Prophet, Peace be upon him, kept spreading the message of Islam confidently to the point that Islam spread very rapidly. This is going to bring upon my second point. Islam spread, spread very rapidly in a very short period of time, gaining thousands of followers. It expanded from at an incredible rate, from Mecca to Medina, to Spain, to China, Africa, and here we are in 2022 and it’s the fastest growing religion in every country in the world today, which is my second point. The expansion of Islam is revealed in the Quran and in authentic hadith.

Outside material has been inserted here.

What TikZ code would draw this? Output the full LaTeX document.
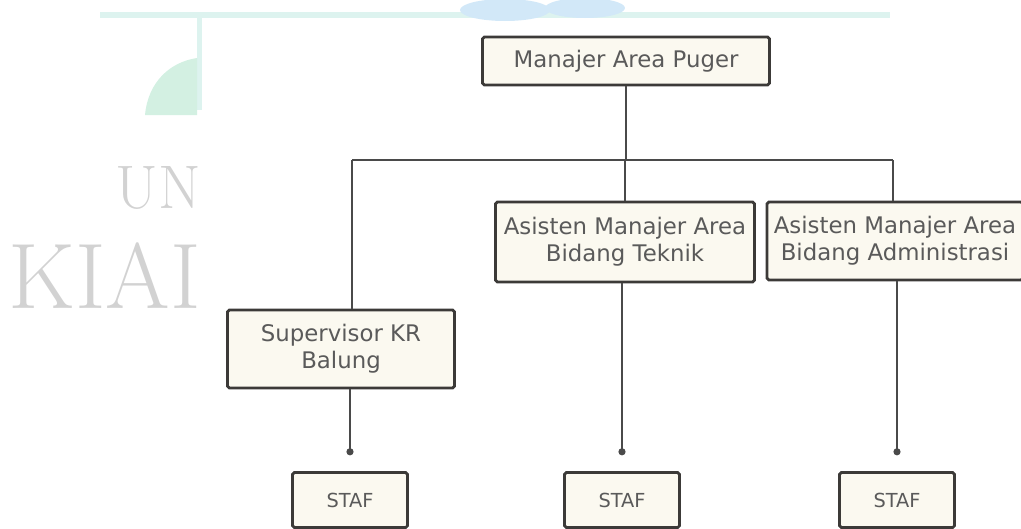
\documentclass[tikz,border=0pt]{standalone}
\usepackage{fontspec}
\setsansfont{DejaVu Sans}
\usetikzlibrary{arrows.meta}
\definecolor{boxfill}{HTML}{FBF9F0}
\definecolor{boxline}{HTML}{3C3A38}
\definecolor{linkgray}{HTML}{4A4A4A}
\definecolor{txtgray}{HTML}{5A5A5A}
\definecolor{markgray}{HTML}{D2D2D2}
\definecolor{palecyan}{HTML}{DDF3EF}
\definecolor{palegreen}{HTML}{D3F0E2}
\definecolor{paleblue}{HTML}{D2E8F8}

\begin{document}
\begin{tikzpicture}[x=0.02cm, y=-0.02cm,
    orgbox/.style={draw=boxline, line width=1.6pt, fill=boxfill, rounded corners=1pt, text=txtgray, align=center, inner sep=0pt, font=\sffamily\fontsize{13}{15.5}\selectfont},
    stafbox/.style={orgbox, minimum width=2.3cm, minimum height=1.1cm, font=\sffamily\fontsize{11}{12}\selectfont},
    link/.style={draw=linkgray, line width=1.2pt},
    down/.style={link, -{Circle[length=4pt]}, shorten >=9pt}]
    \useasboundingbox (0,0) rectangle (1021,528);
            \fill[palecyan] (100,12) rectangle (890,18);
            \fill[palecyan] (197,18) rectangle (202,110);
            \fill[palegreen] (145,115) .. controls (148,82) and (170,62) .. (197,58) -- (197,115) -- cycle;
            \fill[paleblue] (505,10) ellipse (0.9cm and 0.22cm);
            \fill[paleblue] (585,8) ellipse (0.8cm and 0.2cm);
            \node[text=markgray, font=\fontsize{35}{35}\selectfont, anchor=east, inner sep=0pt] (wmun) at (201,188) {UN};
            \node[text=markgray, font=\fontsize{53}{53}\selectfont, anchor=west, inner sep=0pt] (wmkiai) at (8,276) {KIAI};
            \node[orgbox, minimum width=5.74cm, minimum height=0.96cm] (manajer) at (626,61) {Manajer Area Puger};
            \node[orgbox, minimum width=5.18cm, minimum height=1.6cm] (teknik) at (625,242) {Asisten Manajer Area\\Bidang Teknik};
            \node[orgbox, minimum width=5.12cm, minimum height=1.56cm] (admin) at (895,241) {Asisten Manajer Area\\Bidang Administrasi};
            \node[orgbox, minimum width=4.54cm, minimum height=1.56cm] (spv) at (341,349) {Supervisor KR\\Balung};
            \node[stafbox] (staf1) at (350,500) {STAF};
            \node[stafbox] (staf2) at (622,500) {STAF};
            \node[stafbox] (staf3) at (897,500) {STAF};
            \coordinate (busL) at (352,160);
            \coordinate (busR) at (893,160);
            \draw[link] (manajer.south) -- (manajer.south |- busL);
            \draw[link] (busL) -- (busR);
            \draw[link] (busL) -- (busL |- spv.north);
            \draw[link] (teknik.north |- busL) -- (teknik.north);
            \draw[link] (busR) -- (busR |- admin.north);
            \draw[down] (spv.south -| staf1) -- (staf1.north);
            \draw[down] (teknik.south -| staf2) -- (staf2.north);
            \draw[down] (admin.south -| staf3) -- (staf3.north);
        \end{tikzpicture}
\end{document}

Of course, that doesn’t prove anything since this can be explained by a variety of social factors and the prediction is that not that difficult to make. You could get it right by chance alone, but this fact should serve as a warning. According to the Pew Research Center, over the next 25 years, the percentage of the world’s Christian population will stagnate. The percentage of religiously unaffiliated people will decrease probably because of low birth rates, but the percentage of Muslims will increase. If the trends continue. Islam will probably become the largest religion in the world, so Christians must be prepared to answer the arguments of Islam. All right. I hope that this was helpful for you and I am open to debating the question, is Islam true with a Muslim apologist? I’ve reached out to one, but I didn’t hear back, so hopefully we can find someone else in order to set a debate like that up. In the meantime, thank you all so much and I hope you have a very blessed day.